The proposed rule would chop the level of slot-machine and bingo jackpot winnings that casinos must report to the IRS from $1,200 to $600. And it would allow the IRS to track the winnings of individual gamblers through the preferred-customer cards that casinos now issue to virtually all their regular patrons.

The ruckus over the proposed rule has been steadily growing since March and reached a crescendo this week as the period for public comment ended. Virtually every gambling industry group filed official protests with the IRS, along with more than 13,000 individual gamblers who complained to the agency or signed petitions opposing the rule. Seventeen congressmen and senators, including U.S. Reps. Frederica Wilson, D-Miami Gardens, and Alcee Hastings, D-West Delray, sent the IRS a letter protesting the proposed rule.

“In line with almost everybody in the industry, we believe the proposed change will have an extremely negative impact on the tribe’s casinos and their customers,” said Seminole Tribe spokesman Gary Bitner. The tribe operates 11,000 slot machines and several bingo venues at its seven casinos across Florida, including three of the dozen in Miami-Dade and Broward that have slots.

The rule must still pass a series of hurdles, including a public hearing in Washington on June 17. Gambling industry officials say they expect a decision from the IRS by the end of the year.

Technically, gamblers have to declare all their winnings on their income-tax returns. Pragmatically speaking, though, the IRS usually only hears about winnings when the casinos report them on an official form required when one of their customers hits a slot-machine or bingo jackpot of $1,200 or more. (Bets at parimutuel racetracks on winning horses or dogs are governed by a different rule, which requires casino reporting only when a bet pays off at odds of 300 to 1, while card-game winnings aren’t reported at all.)

Casino operators say compiling the reports is onerous and expensive. A slot machine that pays off a jackpot that size immediately locks up until the winner provides identification and the payout is fully documented, which often takes up to a half hour. When staff time and the revenue loss from taking a machine and a gambler out of action are added up, the Wall Street firm Credit Suisse estimated earlier this year, the new rule could cost a casino $530,000 a year.

“We haven’t ever figured out what it costs us each time we have to do a report,” said Havenick. “But we know it’s expensive — expensive enough that we put a priority on getting it done in 10 minutes or less. … We figure this will triple our paperwork, because a lot of jackpots fall into that $600 to $1,200 range.”

Which is why gamblers hate the proposed rule even more than casinos, he added.

“They just think the government is going to take a lot more money from them,” Havenick said. “Nobody’s gonna say it publicly, but most people just feel they ought to get to keep a jackpot under $1,200.”

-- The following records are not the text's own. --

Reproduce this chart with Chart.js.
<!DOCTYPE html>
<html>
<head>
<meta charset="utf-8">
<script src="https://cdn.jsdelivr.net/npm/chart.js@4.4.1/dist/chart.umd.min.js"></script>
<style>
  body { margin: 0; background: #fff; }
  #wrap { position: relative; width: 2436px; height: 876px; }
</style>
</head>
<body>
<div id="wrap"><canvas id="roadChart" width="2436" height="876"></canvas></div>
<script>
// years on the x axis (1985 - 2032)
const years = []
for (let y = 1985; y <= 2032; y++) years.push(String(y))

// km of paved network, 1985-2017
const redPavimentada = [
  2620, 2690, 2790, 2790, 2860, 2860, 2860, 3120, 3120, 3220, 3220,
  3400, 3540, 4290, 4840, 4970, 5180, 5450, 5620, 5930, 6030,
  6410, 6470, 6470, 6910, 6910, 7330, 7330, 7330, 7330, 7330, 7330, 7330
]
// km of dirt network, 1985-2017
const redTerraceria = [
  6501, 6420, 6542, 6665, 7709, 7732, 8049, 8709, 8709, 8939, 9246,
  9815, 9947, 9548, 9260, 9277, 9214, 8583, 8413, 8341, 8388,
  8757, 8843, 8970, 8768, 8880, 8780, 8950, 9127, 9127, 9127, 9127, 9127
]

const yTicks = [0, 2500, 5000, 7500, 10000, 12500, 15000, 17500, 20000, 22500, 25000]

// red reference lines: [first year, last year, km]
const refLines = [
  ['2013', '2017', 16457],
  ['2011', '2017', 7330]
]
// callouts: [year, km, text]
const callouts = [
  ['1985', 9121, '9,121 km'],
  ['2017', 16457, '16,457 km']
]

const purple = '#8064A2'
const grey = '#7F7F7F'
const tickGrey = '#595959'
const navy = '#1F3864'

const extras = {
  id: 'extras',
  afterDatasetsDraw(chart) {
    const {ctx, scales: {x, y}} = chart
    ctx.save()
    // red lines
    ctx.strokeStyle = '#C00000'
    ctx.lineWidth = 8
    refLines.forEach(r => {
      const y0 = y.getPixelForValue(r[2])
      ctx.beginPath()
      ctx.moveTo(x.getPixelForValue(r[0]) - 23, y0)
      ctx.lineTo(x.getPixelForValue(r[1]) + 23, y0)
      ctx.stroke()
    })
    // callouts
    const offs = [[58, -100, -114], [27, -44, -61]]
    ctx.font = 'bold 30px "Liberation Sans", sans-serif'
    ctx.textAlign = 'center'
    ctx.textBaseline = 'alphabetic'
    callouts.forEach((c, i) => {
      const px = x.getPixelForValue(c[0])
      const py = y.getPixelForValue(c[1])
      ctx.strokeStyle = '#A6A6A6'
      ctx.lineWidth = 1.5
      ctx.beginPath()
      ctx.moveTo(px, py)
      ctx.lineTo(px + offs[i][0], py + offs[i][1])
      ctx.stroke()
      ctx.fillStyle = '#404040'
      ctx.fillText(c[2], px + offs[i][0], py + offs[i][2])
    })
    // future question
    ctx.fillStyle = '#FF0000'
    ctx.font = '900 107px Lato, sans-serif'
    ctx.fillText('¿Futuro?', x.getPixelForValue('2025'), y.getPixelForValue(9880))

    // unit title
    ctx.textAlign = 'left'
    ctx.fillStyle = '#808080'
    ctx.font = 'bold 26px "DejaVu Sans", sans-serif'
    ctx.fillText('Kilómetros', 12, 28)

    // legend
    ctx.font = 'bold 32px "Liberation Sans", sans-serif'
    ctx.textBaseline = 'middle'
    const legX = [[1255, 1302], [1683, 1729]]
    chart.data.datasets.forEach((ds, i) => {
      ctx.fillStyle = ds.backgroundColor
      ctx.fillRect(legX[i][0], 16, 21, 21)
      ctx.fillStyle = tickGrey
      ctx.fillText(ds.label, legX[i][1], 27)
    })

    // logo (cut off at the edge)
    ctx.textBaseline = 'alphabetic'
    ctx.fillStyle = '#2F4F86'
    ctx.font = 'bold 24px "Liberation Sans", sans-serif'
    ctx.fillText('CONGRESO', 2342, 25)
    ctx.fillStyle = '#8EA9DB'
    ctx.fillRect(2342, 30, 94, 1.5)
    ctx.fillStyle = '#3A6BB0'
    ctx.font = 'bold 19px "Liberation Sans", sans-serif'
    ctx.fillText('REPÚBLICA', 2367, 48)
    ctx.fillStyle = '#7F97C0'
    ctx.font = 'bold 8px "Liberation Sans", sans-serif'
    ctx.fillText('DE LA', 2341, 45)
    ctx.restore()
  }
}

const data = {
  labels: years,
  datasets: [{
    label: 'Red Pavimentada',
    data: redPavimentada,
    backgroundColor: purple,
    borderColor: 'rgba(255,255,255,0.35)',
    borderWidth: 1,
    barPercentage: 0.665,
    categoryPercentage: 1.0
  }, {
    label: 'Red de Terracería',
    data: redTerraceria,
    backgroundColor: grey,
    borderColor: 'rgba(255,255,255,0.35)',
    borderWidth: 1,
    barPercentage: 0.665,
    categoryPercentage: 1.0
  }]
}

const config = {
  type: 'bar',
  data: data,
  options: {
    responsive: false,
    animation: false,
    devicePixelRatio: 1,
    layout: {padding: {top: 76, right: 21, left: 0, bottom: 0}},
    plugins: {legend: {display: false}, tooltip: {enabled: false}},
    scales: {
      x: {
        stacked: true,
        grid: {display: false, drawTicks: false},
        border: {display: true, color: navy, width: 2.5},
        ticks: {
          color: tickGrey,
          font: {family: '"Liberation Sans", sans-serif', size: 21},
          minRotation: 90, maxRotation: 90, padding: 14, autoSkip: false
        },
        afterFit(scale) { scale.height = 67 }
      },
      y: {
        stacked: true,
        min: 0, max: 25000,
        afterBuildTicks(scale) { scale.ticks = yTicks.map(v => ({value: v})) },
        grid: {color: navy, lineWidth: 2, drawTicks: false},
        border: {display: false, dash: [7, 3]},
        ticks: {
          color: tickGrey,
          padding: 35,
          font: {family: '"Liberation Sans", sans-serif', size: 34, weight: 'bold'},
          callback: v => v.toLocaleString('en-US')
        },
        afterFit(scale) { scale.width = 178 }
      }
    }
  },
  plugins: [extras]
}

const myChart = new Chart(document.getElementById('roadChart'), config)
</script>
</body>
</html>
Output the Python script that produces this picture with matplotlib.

Almost as controversial is another part of the proposed rule that would allow the government access to records on the industry’s popular customer reward cards, which are inserted into slot machines while a gambler plays. The cards award frequent gamblers points that can be exchanged for meals, gifts and hotel stays, similar to airline frequent-flyer miles.

The cards also record wins and losses, which the IRS wants to track in order to collect taxes.

“There’s not another industry in America in which the IRS uses a customer-loyalty program to collect taxes,” said Chris Moyer, a spokesman for the American Gaming Association, the industry’s largest trade association. “This is just an unprecedented step.”

Many industry officials are pessimistic about the chances of derailing the IRS proposal, but Havenick has a sunnier view, sort of. “They can’t get anything done in Washington, so I doubt if they’ll get this done, either.”